How many people were touched by the image he captured? Perhaps even enough to do something about it, make a donation or pressure their representatives in government to take notice of it? That's the power a picture like that can have. And how much good would that have done? Unless they were MAGIC crackers, of course... Besides, feeding the poor kid could have killed him more quickly than anything. Remember the scene from Dachau at the end of Band of Brothers? The doctors had to get the GIs to STOP giving out food, because the bodies of those emaciated men couldn't handle it, and the reintroduction of food needed to be closely monitored by medical personnel. In short, give the guy a break. He was so tortured by it that he fucking shot himself. Isn't that enough?
Could he not capture this photo, and then collect the kid and assist him to the UN food shelter he was crawling towards?
I question the soul of anyone that scares the bird away and then says "my work here is done" and walks away Hope Satan is raping him with a dick the size of a baseball bat while making him look at that picture.
In all fairness to the guy, the standards of his profession were different then than they are now. Many times we say that our country is softening up, but this guy stuck by his guns. Not saying it was right, but it was the norm back then to not interfere.
Really don't see the problem with the photographer. He's there to document bad shit that's going, journalists can't try and save the world at every international crisis they go too. Maybe I'm an ass but I don't see the problem.
Agreed. I'm sure that if the journalists saved every person needing assist over there then they'd be picking up people at every stop.
It was addressed earlier in the thread: - Photographers and journalists were told that interaction with the people would likely make them catch diseases. - The standard back then was neutrality - no matter what. Not interfering/helping was the norm. - The guy killed himself 3 months later (this part is right under the picture that is being quoted, fyi).
i've got some pictures I took last weekend of the bodies they found at Pompeii. You guys interested in me posting them? Don't want to waste my time if not.
this is true people called in by the thousands wanting to know what happened to the child once The Times published the photo. Also, it should be known that the child was not stranded in the middle of nowhere. I don't condone his actions, or lack thereof, but I'm pretty sure the child was on its way to a camp or foodline, but didn't have the strength to proceed.

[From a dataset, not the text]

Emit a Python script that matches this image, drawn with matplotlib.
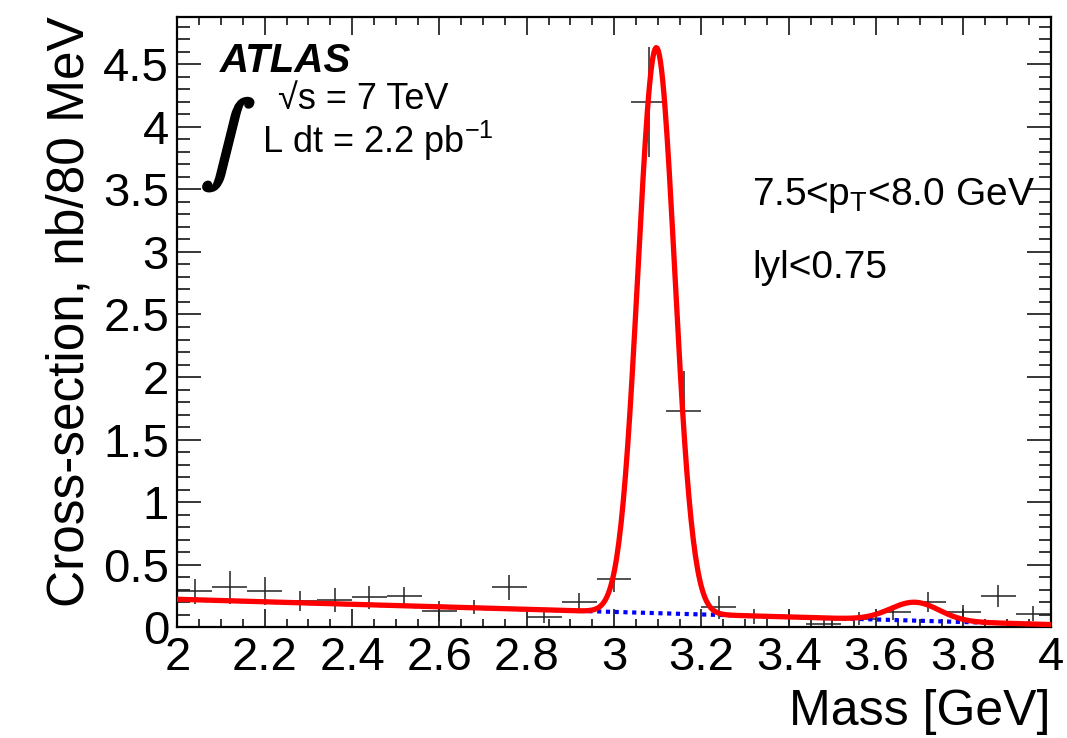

I have no problem with what that photographer did. He was there with the UN and they said they would land for 30 minutes, only long enough to distribute food. His job was to take pictures, their job was to distribute the food. Starving people were all around him. http://en.wikipedia.org/wiki/Kevin_Carter The photograph was sold to The New York Times where it appeared for the first time on March 26, 1993. Practically overnight hundreds of people contacted the newspaper to ask whether the child had survived, leading the newspaper to run a special editor's note saying the girl had enough strength to walk away from the vulture, but that her ultimate fate was unknown. According to Silva, they (Carter and Silva) went to Sudan with the United Nations aboard Operation Lifeline Sudan and landed in Southern Sudan on March 11, 1993. The UN told them that they would take off again in 30 minutes (the time necessary to distribute food), so they ran around looking to take shots. The UN started to distribute corn and the women of the village came out of their wooden huts to meet the plane. Silva went looking for guerrilla fighters, while Carter strayed no more than a few dozen feet from the plane. http://www.thisisyesterday.com/ints/KCarter.html The suicide note he left behind is a litany of nightmares and dark visions, a clutching attempt at autobiography, self-analysis, explanation, excuse. After coming home from New York, he wrote, he was "depressed . . . without phone . . . money for rent . . . money for child support . . . money for debts . . . money!!! . . . I am haunted by the vivid memories of killings & corpses & anger & pain . . . of starving or wounded children, of trigger-happy madmen, often police, of killer executioners . . . " And then this: "I have gone to join Ken if I am that lucky."
alright, i'll post the pictures when i get them uploaded to my new hard drive. and yes, there is a picture of a dog entombed in ash...so i'll apologize ahead of time.
Glad this was posted. It really provides some context. And the fact that the child could walk away rather than dying right there (IMO) should release the photographer from any moral obligation. Who's to say that child didn't get the help they needed and is now prospering... Crazier shit has happened, I'm sure.
The child was able to get to the nutrition that was delivered... what do you want the photog to do? Adopt the kid???
It doesn't say that at all. It says the kid was able to walk away from the vulture. It doesn't say shit about where it went.
Dude was risking getting aids and there were probably multiple kids/adults in that condition. That kind of absolves him imo.
The point is that nobody knows where the child went. If it had enough strength to walk away from a Vulture and (going out on a limb here) was hungry, odds are the kid found food...
NO WAY DUDE THE PHOTOGRAPHER SHOULD HAVE TAKEN HIM TO SHELTER AND LATER ADOPTED HIM AND PAID FOR HIS COLLEGE. That's what I would have done.